> [Records]:
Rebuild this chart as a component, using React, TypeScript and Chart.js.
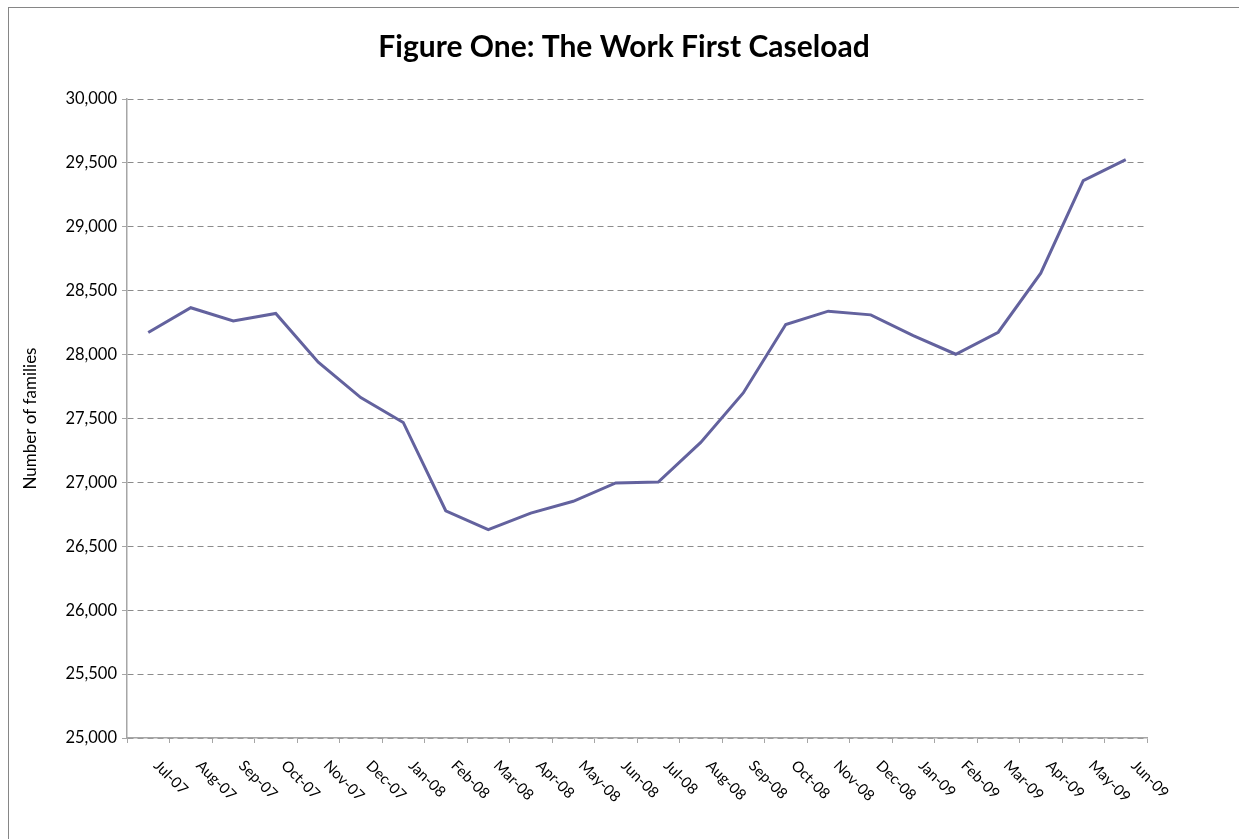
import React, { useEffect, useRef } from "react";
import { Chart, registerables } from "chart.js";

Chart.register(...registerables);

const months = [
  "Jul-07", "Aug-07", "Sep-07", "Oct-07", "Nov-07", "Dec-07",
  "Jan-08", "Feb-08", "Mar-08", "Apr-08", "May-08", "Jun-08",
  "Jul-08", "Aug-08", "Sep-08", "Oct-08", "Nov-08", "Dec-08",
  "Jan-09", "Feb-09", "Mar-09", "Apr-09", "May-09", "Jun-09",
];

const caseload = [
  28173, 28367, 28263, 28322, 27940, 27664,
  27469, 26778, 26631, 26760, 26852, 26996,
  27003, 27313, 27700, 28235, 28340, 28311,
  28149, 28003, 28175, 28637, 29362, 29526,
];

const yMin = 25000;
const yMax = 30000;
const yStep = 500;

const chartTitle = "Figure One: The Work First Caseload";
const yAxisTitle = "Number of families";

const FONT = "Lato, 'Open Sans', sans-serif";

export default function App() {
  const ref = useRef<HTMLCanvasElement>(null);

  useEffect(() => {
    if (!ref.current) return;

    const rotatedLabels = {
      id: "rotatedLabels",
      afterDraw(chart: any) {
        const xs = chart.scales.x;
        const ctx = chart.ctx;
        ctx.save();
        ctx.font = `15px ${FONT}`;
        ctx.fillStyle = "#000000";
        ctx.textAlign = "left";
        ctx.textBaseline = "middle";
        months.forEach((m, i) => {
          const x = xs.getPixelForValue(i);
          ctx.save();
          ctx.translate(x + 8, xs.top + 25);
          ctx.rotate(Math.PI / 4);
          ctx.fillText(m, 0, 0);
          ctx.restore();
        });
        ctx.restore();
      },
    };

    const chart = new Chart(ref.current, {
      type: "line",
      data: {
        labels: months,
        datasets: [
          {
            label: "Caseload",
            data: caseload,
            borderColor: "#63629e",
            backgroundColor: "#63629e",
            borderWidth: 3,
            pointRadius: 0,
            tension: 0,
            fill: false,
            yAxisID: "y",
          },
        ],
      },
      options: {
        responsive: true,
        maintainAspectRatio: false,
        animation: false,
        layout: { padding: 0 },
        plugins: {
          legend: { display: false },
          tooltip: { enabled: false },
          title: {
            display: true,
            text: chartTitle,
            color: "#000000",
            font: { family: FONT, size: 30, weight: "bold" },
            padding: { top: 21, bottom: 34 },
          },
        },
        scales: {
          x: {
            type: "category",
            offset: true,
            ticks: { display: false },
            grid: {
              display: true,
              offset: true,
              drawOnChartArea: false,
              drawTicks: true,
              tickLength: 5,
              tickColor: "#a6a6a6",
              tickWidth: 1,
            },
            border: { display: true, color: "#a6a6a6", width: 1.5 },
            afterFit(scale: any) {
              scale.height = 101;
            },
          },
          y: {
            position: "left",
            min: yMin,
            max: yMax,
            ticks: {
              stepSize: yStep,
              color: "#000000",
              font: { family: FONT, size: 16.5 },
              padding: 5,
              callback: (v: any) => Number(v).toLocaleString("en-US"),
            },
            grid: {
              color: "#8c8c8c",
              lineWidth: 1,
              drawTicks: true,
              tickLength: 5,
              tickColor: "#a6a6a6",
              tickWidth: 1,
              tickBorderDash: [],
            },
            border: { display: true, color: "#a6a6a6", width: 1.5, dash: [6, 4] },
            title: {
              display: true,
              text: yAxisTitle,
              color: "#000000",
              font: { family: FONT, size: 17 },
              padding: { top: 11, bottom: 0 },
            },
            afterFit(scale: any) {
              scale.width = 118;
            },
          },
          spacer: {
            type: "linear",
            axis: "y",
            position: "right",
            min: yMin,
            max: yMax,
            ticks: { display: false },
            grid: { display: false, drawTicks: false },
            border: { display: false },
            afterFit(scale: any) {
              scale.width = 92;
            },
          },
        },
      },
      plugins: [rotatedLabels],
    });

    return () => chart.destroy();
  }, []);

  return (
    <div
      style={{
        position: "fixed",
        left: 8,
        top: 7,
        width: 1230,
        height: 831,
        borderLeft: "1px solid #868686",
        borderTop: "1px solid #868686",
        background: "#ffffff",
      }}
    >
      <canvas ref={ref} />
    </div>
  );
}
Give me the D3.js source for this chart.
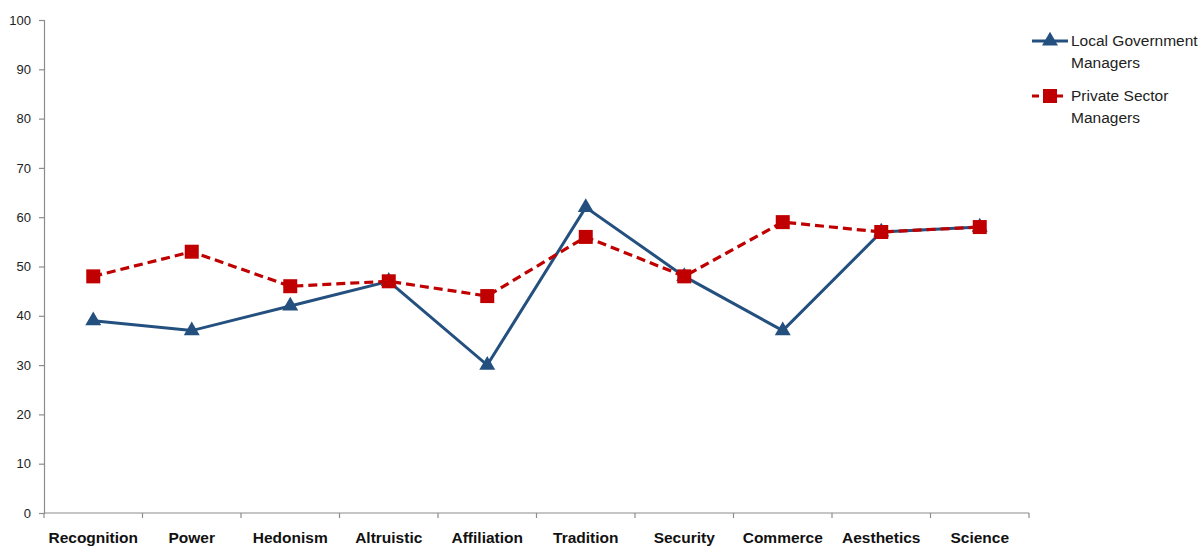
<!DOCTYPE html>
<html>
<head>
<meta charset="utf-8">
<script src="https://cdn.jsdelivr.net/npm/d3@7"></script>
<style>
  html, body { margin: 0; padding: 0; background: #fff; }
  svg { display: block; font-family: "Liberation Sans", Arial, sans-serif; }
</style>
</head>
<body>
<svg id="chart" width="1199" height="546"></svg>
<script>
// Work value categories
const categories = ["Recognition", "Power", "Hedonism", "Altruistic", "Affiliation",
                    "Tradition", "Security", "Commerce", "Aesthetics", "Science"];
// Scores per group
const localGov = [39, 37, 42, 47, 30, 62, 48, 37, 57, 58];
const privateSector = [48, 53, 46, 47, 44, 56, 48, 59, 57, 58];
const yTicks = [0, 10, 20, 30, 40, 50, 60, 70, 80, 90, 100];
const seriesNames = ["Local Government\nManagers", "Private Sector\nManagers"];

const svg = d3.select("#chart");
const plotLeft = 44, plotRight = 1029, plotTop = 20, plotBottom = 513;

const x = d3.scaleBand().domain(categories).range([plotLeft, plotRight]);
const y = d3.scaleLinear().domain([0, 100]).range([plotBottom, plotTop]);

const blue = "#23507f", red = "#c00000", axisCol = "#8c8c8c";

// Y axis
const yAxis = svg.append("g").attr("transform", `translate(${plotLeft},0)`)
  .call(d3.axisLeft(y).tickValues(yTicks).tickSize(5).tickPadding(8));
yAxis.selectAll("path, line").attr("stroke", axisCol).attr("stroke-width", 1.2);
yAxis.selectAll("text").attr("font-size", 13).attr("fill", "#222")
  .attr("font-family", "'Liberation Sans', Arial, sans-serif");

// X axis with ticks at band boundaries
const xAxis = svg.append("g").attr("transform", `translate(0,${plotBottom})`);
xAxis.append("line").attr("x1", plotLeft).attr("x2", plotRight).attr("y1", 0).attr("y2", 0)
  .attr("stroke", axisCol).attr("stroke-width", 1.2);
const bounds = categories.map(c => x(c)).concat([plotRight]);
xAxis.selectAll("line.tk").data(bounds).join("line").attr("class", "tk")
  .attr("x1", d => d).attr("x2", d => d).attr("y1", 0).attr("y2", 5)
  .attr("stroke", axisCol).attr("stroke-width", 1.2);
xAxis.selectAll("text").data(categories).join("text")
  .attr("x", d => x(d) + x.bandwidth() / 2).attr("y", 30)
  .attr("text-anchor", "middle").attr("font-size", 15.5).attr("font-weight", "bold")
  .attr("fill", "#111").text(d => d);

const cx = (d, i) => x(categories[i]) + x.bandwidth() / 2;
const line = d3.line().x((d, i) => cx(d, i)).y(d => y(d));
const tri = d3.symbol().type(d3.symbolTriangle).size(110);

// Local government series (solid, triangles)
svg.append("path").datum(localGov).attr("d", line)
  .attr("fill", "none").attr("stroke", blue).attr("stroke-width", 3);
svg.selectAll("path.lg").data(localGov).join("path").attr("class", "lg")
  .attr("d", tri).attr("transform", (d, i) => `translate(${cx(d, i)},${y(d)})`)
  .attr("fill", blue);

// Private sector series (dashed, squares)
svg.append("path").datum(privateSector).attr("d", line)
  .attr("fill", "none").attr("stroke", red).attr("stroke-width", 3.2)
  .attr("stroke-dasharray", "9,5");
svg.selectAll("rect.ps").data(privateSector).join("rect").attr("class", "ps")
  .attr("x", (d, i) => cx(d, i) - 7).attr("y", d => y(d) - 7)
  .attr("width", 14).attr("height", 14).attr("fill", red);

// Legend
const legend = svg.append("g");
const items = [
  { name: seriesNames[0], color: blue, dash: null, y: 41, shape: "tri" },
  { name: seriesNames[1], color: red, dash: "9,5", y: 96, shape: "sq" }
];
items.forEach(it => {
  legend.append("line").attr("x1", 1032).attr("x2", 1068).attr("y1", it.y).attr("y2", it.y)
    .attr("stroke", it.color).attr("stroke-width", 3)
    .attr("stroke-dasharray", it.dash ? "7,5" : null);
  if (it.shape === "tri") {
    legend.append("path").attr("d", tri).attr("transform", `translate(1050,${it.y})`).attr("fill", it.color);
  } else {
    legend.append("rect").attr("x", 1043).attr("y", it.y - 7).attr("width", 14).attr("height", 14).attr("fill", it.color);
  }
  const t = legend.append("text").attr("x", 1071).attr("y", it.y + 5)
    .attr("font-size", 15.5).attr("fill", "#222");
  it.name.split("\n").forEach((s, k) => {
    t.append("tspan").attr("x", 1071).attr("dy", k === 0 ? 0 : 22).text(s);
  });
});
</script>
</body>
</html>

> [Your goal]: Go through the entries and return each line where the word "React" appears.

> [Solved problem]:
Rebuild this chart as a component, using React, TypeScript and Chart.js.
import React, { useEffect, useRef } from "react";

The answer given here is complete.